July - August issue editorial by Thierry Heles, editor
Futurology is an inherently tricky but fascinating field – get it right and you are hailed a visionary, get it wrong and people will either forget or turn it into a joke. One of the former is science fiction author HG Wells’ prediction of aerial city bombardment in his future-history novel The Shape of Things to Come. One of the latter is a prediction by the New York Times in 1936 that “a rocket will never be able to leave the Earth’s atmosphere”.
Extrapolating future trends from past and present data is so difficult because one invention can have a fundamental impact. When Steve Jobs, late co-founder of consumer electronics group Apple, introduced the iPhone, it took the audience nearly a minute and a half to catch on to the fact that Apple had created an entirely new device and not, as Jobs misled them with his oratory skills, three separate products – an MP3 player, a phone and an internet communicator.
But what has become clear since that day in 2007 is that nobody in that room truly understood the importance of what had just happened. Jobs noted the ability to make phone calls was “the killer app” and the audience’s response to the internet functionality was muted.
But consider this – of those three core functionalities, the internet communicator was the most profound. In fact, the three most valuable venture-backed, private companies in existence today – payment processing company Ant Financial, ride-hailing app developer Uber and the latter’s peer Didi Chuxing – would not exist today if it were not for the iPhone and the subsequent proliferation of smartphones.

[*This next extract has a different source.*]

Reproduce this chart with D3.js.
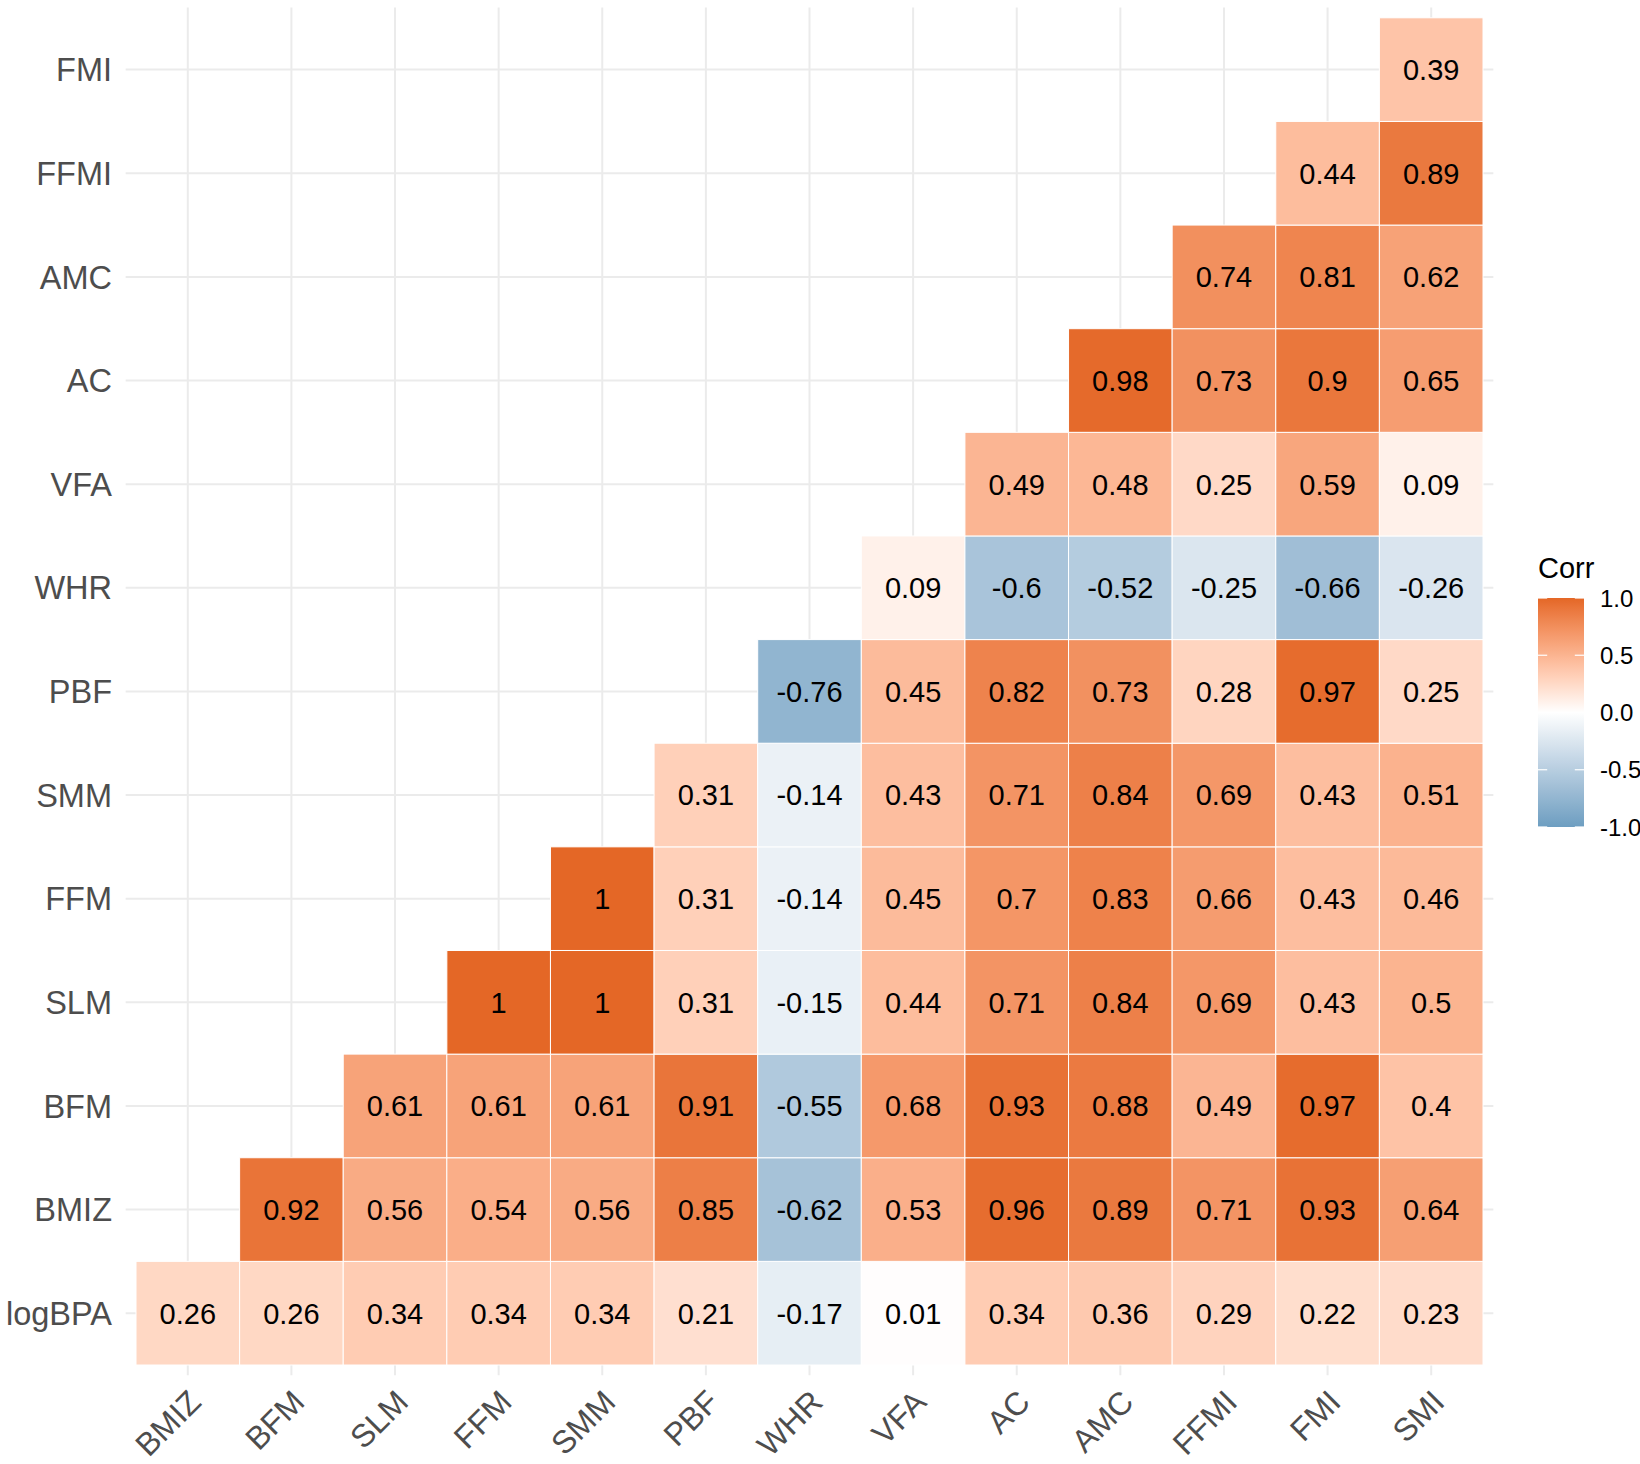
<!DOCTYPE html>
<html>
<head>
<meta charset="utf-8">
<script src="https://cdn.jsdelivr.net/npm/d3@7"></script>
<style>
  html, body { margin: 0; padding: 0; background: #fff; }
  svg { display: block; font-family: "Liberation Sans", Arial, Helvetica, sans-serif; }
</style>
</head>
<body>
<svg id="chart" width="1640" height="1464"></svg>
<script>
// ---- data ----
const xVars = ["BMIZ","BFM","SLM","FFM","SMM","PBF","WHR","VFA","AC","AMC","FFMI","FMI","SMI"];
const yVars = ["logBPA","BMIZ","BFM","SLM","FFM","SMM","PBF","WHR","VFA","AC","AMC","FFMI","FMI"];
// row i (yVars[i]) holds correlations with xVars[i..12]
const rowLogBPA = [0.26,0.26,0.34,0.34,0.34,0.21,-0.17,0.01,0.34,0.36,0.29,0.22,0.23];
const rowBMIZ   = [0.92,0.56,0.54,0.56,0.85,-0.62,0.53,0.96,0.89,0.71,0.93,0.64];
const rowBFM    = [0.61,0.61,0.61,0.91,-0.55,0.68,0.93,0.88,0.49,0.97,0.4];
const rowSLM    = [1,1,0.31,-0.15,0.44,0.71,0.84,0.69,0.43,0.5];
const rowFFM    = [1,0.31,-0.14,0.45,0.7,0.83,0.66,0.43,0.46];
const rowSMM    = [0.31,-0.14,0.43,0.71,0.84,0.69,0.43,0.51];
const rowPBF    = [-0.76,0.45,0.82,0.73,0.28,0.97,0.25];
const rowWHR    = [0.09,-0.6,-0.52,-0.25,-0.66,-0.26];
const rowVFA    = [0.49,0.48,0.25,0.59,0.09];
const rowAC     = [0.98,0.73,0.9,0.65];
const rowAMC    = [0.74,0.81,0.62];
const rowFFMI   = [0.44,0.89];
const rowFMI    = [0.39];
const corrRows = [rowLogBPA,rowBMIZ,rowBFM,rowSLM,rowFFM,rowSMM,rowPBF,rowWHR,rowVFA,rowAC,rowAMC,rowFFMI,rowFMI];
const legendTicks = [1.0, 0.5, 0.0, -0.5, -1.0];
const colLow = "#6D9EC1", colMid = "#FFFFFF", colHigh = "#E46726";

// ---- build cells ----
const cells = [];
corrRows.forEach((row, i) => {
  row.forEach((v, k) => {
    cells.push({ y: yVars[i], x: xVars[i + k], v: v });
  });
});

const svg = d3.select("#chart");
const x = d3.scaleBand().domain(xVars).range([136, 1483]).padding(0);
const y = d3.scaleBand().domain(yVars).range([1365, 17.8]).padding(0);
const bw = x.bandwidth(), bh = y.bandwidth();
const ext = 0.1 * bw;

const loInterp = d3.interpolateLab(colLow, colMid);
const hiInterp = d3.interpolateLab(colMid, colHigh);
const color = v => v < 0 ? loInterp(1 + Math.max(-1, v)) : hiInterp(Math.min(1, v));

// grid
const grid = svg.append("g").attr("stroke", "#EBEBEB").attr("stroke-width", 2);
grid.selectAll("line.v").data(xVars).join("line")
  .attr("x1", d => x(d) + bw / 2).attr("x2", d => x(d) + bw / 2)
  .attr("y1", 17.8 - ext).attr("y2", 1365 + ext);
grid.selectAll("line.h").data(yVars).join("line")
  .attr("y1", d => y(d) + bh / 2).attr("y2", d => y(d) + bh / 2)
  .attr("x1", 136 - ext).attr("x2", 1483 + ext);

// tiles
svg.append("g").selectAll("rect").data(cells).join("rect")
  .attr("x", d => x(d.x)).attr("y", d => y(d.y))
  .attr("width", bw).attr("height", bh)
  .attr("fill", d => color(d.v))
  .attr("stroke", "#FFFFFF").attr("stroke-width", 1);

// cell labels
svg.append("g").selectAll("text").data(cells).join("text")
  .attr("x", d => x(d.x) + bw / 2).attr("y", d => y(d.y) + bh / 2)
  .attr("dy", "0.36em")
  .attr("text-anchor", "middle")
  .attr("font-size", 29).attr("fill", "#000")
  .text(d => String(d.v));

// y axis labels
svg.append("g").selectAll("text").data(yVars).join("text")
  .attr("x", 112).attr("y", d => y(d) + bh / 2)
  .attr("dy", "0.36em").attr("text-anchor", "end")
  .attr("font-size", 32.5).attr("fill", "#4D4D4D")
  .text(d => d);

// x axis labels (rotated 45)
svg.append("g").selectAll("text").data(xVars).join("text")
  .attr("transform", d => `translate(${x(d) + bw / 2 + 15},1404) rotate(-45)`)
  .attr("text-anchor", "end")
  .attr("font-size", 32).attr("fill", "#4D4D4D")
  .text(d => d);

// legend
const lg = svg.append("g");
const defs = svg.append("defs");
const grad = defs.append("linearGradient").attr("id", "lgrad")
  .attr("x1", 0).attr("y1", 1).attr("x2", 0).attr("y2", 0);
d3.range(0, 1.0001, 0.02).forEach(t => {
  grad.append("stop").attr("offset", t).attr("stop-color", color(-1 + 2 * t));
});
const ly = d3.scaleLinear().domain([-1, 1]).range([827, 598]);
const lx0 = 1538, lx1 = 1584;
lg.append("text").attr("x", 1538).attr("y", 578).attr("font-size", 29).attr("fill", "#000").text("Corr");
lg.append("rect").attr("x", lx0).attr("y", ly(1)).attr("width", lx1 - lx0).attr("height", ly(-1) - ly(1))
  .attr("fill", "url(#lgrad)");
const tl = (lx1 - lx0) / 5;
lg.selectAll("line.tl").data(legendTicks).join("line")
  .attr("x1", lx0).attr("x2", lx0 + tl).attr("y1", d => ly(d)).attr("y2", d => ly(d))
  .attr("stroke", "#fff").attr("stroke-width", 1.2);
lg.selectAll("line.tr").data(legendTicks).join("line")
  .attr("x1", lx1 - tl).attr("x2", lx1).attr("y1", d => ly(d)).attr("y2", d => ly(d))
  .attr("stroke", "#fff").attr("stroke-width", 1.2);
const fmt = v => (v < 0 ? "-" : "") + Math.abs(v).toFixed(1);
lg.selectAll("text.lab").data(legendTicks).join("text")
  .attr("x", 1600).attr("y", d => ly(d)).attr("dy", "0.36em")
  .attr("font-size", 24).attr("fill", "#000")
  .text(d => fmt(d));
</script>
</body>
</html>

With that caveat in mind, let us reiterate a view that Global University Venturing has expressed multiple times over the past year – technology transfer is going to break several records by the end of the decade.
Record number one: most deals in a calendar year.
Last month we broke through the milestone of more than 100 deals in spinouts, almost double the number of investments tracked during June 2017. Last year, GUV tracked 481 deals – the current record – but we are already at 409 this year.
Unless activity all but grinds to a halt in some sort of catastrophic scenario, the record will be broken this third quarter, which has already clocked more than 20 deals at the time of writing.
Record number two: most money invested in a calendar year.
Activity has been ramping up for a while – as reported in our 2013-17 data review in the May issue – and the first half of 2018 has brought us three months in which a total of more than $1bn was invested in spinouts for the first time since January 2016. Although $5.9bn raised in the first half of 2018 is still some way from 2014’s $7.2bn and 2015’s current record of $9.4bn, that amount is also more than halfway to both. If the total value per month drops to between $400m and $500m, as seen for much of last year, that is still an additional $2.4bn to $3bn. Even at the lower end of that scale, at least 2014’s record would be broken easily.
Both of these predictions assume there will not be another blockbuster spinout such as Juno Therapeutics – the immunotherapy firm that went from foundation in late 2013 to raising $310m in two rounds before listing on the stock exchange by the end of 2014 – or Imperial College London’s allergy treatment developer Circassia, which celebrated one of the UK’s biggest biotech initial public offerings in years when it floated in 2014 and raised $332m.
But just as it took only the iPhone to up-end startups in general, it would take only one such breakout success to make the above predictions come true. And there are likely to be technologies in the pipeline at multiple institutions that could turn out to be big money-makers. The increased investment activity should mean we will see them within the next 18 months.
Of course, there is a chance that all of this will turn out to be wrong. Wells made countless predictions in The Shape of Things to Come that did not turn out to be true, while Jobs made several assumptions during his time that turned out to be right. But it is a bet we will confidently take.